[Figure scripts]
START

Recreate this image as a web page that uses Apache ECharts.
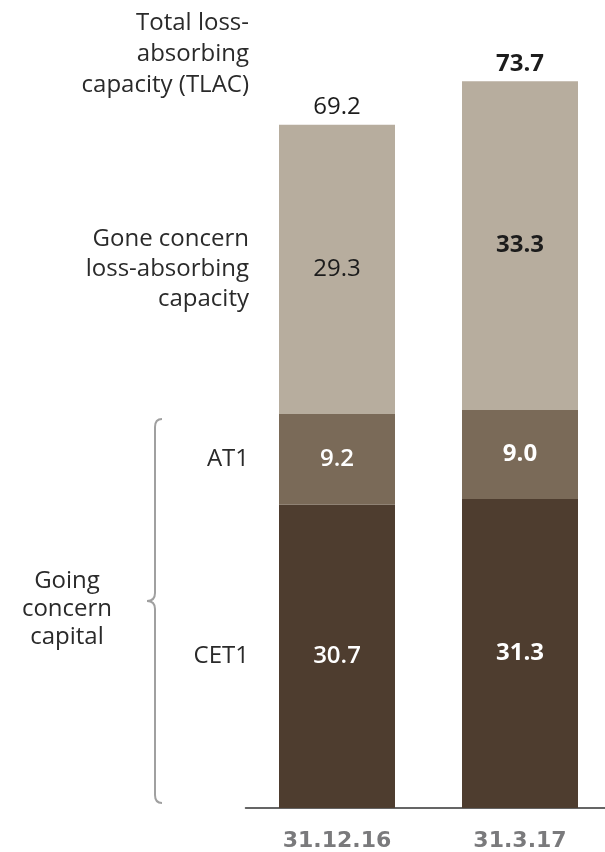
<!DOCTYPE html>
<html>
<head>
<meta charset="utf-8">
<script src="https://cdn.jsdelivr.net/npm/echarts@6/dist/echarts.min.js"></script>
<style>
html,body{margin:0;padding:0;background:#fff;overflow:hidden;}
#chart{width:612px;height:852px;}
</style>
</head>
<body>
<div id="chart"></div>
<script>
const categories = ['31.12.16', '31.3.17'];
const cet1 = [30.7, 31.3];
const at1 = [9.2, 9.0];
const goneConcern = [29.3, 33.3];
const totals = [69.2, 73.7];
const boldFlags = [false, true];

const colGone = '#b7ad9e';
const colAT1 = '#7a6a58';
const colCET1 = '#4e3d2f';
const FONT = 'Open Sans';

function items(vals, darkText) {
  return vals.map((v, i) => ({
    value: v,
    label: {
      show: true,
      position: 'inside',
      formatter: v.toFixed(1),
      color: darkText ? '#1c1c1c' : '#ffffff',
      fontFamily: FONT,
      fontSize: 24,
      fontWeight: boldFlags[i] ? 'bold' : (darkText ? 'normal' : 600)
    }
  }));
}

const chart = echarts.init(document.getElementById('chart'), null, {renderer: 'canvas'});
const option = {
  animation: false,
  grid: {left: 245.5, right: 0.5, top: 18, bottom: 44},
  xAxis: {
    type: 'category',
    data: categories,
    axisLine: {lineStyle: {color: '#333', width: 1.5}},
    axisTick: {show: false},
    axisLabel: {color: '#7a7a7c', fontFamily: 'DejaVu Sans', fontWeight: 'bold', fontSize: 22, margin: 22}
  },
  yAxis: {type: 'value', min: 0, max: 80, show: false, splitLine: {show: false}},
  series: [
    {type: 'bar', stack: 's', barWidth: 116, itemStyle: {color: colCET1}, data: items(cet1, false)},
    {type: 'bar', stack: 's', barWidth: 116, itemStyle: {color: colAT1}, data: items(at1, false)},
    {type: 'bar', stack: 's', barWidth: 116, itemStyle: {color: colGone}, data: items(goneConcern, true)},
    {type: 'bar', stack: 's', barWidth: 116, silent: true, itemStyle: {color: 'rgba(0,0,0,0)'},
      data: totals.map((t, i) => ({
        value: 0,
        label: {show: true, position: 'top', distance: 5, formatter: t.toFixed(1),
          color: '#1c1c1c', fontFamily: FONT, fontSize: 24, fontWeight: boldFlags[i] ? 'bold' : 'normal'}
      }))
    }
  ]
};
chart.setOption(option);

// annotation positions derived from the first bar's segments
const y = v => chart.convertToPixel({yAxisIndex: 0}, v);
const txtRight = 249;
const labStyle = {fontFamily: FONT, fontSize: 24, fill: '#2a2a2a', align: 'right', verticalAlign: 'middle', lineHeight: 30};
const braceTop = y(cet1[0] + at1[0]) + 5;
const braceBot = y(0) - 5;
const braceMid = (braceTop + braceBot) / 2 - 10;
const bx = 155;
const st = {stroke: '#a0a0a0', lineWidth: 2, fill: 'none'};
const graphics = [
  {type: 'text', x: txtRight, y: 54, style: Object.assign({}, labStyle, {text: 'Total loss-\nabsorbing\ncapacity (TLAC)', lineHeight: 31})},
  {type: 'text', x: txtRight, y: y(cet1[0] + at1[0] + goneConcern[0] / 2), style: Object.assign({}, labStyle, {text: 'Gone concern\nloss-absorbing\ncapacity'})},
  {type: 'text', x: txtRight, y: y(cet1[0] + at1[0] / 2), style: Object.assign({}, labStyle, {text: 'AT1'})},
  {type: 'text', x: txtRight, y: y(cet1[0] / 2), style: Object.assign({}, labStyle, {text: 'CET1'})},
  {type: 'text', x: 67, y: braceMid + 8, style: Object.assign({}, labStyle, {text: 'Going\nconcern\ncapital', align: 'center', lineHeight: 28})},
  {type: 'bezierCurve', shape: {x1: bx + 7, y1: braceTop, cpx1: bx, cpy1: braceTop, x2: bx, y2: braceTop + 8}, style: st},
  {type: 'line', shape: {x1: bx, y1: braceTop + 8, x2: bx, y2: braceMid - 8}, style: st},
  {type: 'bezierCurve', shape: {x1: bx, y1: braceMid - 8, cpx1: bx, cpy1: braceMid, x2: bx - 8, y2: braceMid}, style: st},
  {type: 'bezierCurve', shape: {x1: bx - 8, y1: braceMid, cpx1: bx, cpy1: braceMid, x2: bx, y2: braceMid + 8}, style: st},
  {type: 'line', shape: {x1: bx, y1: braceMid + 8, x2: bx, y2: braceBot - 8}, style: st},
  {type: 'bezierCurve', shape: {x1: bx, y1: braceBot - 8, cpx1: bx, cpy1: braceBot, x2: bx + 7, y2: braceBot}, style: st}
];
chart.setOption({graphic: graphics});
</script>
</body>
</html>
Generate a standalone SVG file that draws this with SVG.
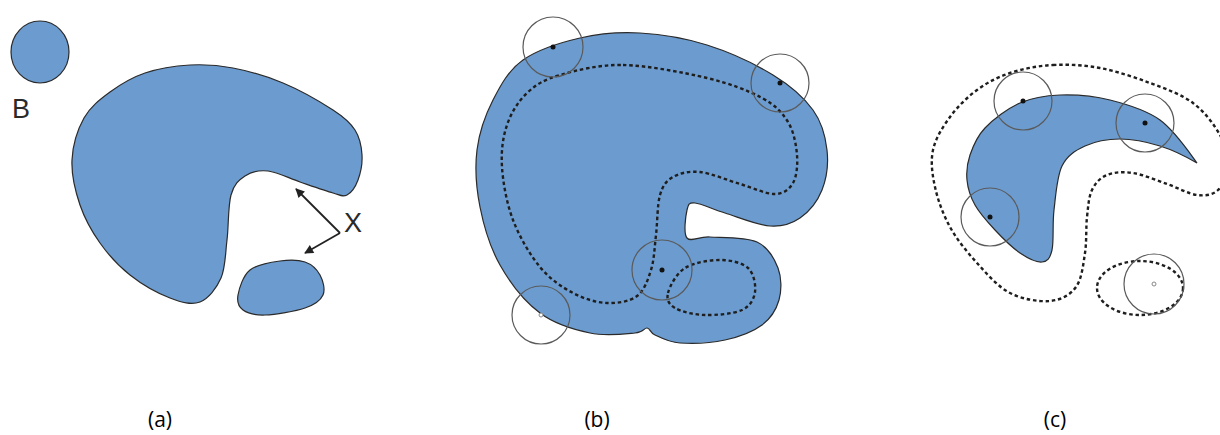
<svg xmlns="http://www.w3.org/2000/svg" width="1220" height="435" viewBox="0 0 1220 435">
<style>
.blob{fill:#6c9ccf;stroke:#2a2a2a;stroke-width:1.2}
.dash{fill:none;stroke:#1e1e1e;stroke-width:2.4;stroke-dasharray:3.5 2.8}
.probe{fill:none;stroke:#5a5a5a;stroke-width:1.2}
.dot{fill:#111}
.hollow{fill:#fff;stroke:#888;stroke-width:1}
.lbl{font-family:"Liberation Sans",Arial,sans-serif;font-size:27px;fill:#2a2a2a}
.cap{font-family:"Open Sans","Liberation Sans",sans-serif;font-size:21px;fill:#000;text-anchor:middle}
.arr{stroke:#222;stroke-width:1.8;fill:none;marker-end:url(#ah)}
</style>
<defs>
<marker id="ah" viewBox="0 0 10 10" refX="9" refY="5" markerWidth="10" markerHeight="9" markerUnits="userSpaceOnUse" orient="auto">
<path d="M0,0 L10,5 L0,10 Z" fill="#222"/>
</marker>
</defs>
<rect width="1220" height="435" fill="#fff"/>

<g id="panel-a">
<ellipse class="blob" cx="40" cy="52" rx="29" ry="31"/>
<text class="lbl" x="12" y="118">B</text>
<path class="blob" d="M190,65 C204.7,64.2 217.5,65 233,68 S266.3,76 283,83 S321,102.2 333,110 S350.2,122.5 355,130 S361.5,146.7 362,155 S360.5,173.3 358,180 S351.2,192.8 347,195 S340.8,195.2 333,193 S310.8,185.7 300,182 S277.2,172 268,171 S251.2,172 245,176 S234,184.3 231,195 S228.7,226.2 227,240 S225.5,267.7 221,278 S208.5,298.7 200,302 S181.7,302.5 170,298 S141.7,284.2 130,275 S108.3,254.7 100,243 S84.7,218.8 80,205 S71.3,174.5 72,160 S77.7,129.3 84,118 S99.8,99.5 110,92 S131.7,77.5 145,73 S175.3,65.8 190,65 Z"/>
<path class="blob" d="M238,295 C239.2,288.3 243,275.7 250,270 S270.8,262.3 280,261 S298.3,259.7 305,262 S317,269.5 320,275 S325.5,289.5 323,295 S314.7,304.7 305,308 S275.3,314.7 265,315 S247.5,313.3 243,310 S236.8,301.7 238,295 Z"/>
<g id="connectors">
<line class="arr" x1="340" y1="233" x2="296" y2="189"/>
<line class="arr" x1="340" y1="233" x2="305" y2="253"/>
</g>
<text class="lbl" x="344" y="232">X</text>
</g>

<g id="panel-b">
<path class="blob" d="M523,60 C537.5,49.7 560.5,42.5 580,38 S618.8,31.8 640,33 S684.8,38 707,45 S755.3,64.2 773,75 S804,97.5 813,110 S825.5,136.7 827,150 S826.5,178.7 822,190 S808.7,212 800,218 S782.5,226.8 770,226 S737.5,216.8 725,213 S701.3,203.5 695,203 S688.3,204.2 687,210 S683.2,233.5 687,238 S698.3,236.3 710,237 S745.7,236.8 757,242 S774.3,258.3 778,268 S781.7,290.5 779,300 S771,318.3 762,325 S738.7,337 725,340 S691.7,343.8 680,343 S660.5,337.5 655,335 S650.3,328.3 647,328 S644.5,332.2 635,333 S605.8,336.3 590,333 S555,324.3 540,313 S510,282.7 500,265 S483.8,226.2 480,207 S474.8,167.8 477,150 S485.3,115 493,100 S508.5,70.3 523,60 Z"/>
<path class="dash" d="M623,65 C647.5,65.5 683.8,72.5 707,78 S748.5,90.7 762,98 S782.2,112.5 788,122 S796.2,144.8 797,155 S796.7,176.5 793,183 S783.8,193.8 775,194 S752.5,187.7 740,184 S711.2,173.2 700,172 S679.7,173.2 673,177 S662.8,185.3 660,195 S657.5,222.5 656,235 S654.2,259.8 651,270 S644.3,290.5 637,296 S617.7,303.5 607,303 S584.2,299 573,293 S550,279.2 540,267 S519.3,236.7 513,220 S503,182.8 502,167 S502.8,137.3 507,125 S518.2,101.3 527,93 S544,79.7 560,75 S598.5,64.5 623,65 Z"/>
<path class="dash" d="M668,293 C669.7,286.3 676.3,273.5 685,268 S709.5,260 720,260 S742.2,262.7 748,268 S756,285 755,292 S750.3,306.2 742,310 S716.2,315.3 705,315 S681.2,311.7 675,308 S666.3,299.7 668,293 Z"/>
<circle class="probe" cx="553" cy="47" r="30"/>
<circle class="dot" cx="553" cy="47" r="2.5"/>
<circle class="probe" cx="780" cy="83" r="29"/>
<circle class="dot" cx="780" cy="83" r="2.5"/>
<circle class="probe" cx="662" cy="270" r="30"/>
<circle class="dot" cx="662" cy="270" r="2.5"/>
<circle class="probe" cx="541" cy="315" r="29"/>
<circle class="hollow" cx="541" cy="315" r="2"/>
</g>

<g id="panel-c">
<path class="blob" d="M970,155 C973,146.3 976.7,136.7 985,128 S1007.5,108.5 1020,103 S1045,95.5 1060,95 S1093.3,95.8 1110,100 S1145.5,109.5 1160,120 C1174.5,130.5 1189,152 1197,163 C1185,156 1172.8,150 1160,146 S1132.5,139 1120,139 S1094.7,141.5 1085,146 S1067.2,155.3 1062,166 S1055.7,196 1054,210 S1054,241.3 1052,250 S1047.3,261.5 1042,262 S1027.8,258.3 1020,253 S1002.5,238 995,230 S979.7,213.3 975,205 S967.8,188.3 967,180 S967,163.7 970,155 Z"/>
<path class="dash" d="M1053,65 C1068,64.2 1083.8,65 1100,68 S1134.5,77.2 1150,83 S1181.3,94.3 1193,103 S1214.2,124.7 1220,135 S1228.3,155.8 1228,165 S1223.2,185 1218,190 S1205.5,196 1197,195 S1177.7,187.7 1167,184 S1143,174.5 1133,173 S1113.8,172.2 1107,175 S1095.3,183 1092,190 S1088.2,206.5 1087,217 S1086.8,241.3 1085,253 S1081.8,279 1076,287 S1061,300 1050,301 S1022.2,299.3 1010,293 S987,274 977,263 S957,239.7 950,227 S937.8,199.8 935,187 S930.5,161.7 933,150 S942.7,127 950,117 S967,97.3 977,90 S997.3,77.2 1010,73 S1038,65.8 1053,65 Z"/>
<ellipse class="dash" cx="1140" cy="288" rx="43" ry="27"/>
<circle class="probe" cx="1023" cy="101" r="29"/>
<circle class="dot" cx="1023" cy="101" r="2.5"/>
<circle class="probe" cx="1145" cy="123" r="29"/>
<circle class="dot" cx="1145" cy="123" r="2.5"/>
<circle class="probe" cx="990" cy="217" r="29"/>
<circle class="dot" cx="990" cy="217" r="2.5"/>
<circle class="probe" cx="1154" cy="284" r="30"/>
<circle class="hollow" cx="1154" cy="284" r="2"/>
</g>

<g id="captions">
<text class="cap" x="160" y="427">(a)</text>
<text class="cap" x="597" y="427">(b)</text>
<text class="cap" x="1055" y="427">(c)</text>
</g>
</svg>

END

■ **TASK**: Include the first line of the records, the line containing "const FONT = 'Open Sans';", and every line between them, repeated exactly. Skip the pictures.

■ **TASK OUTPUT**:
Recreate this image as a web page that uses Apache ECharts.
<!DOCTYPE html>
<html>
<head>
<meta charset="utf-8">
<script src="https://cdn.jsdelivr.net/npm/echarts@6/dist/echarts.min.js"></script>
<style>
html,body{margin:0;padding:0;background:#fff;overflow:hidden;}
#chart{width:612px;height:852px;}
</style>
</head>
<body>
<div id="chart"></div>
<script>
const categories = ['31.12.16', '31.3.17'];
const cet1 = [30.7, 31.3];
const at1 = [9.2, 9.0];
const goneConcern = [29.3, 33.3];
const totals = [69.2, 73.7];
const boldFlags = [false, true];

const colGone = '#b7ad9e';
const colAT1 = '#7a6a58';
const colCET1 = '#4e3d2f';
const FONT = 'Open Sans';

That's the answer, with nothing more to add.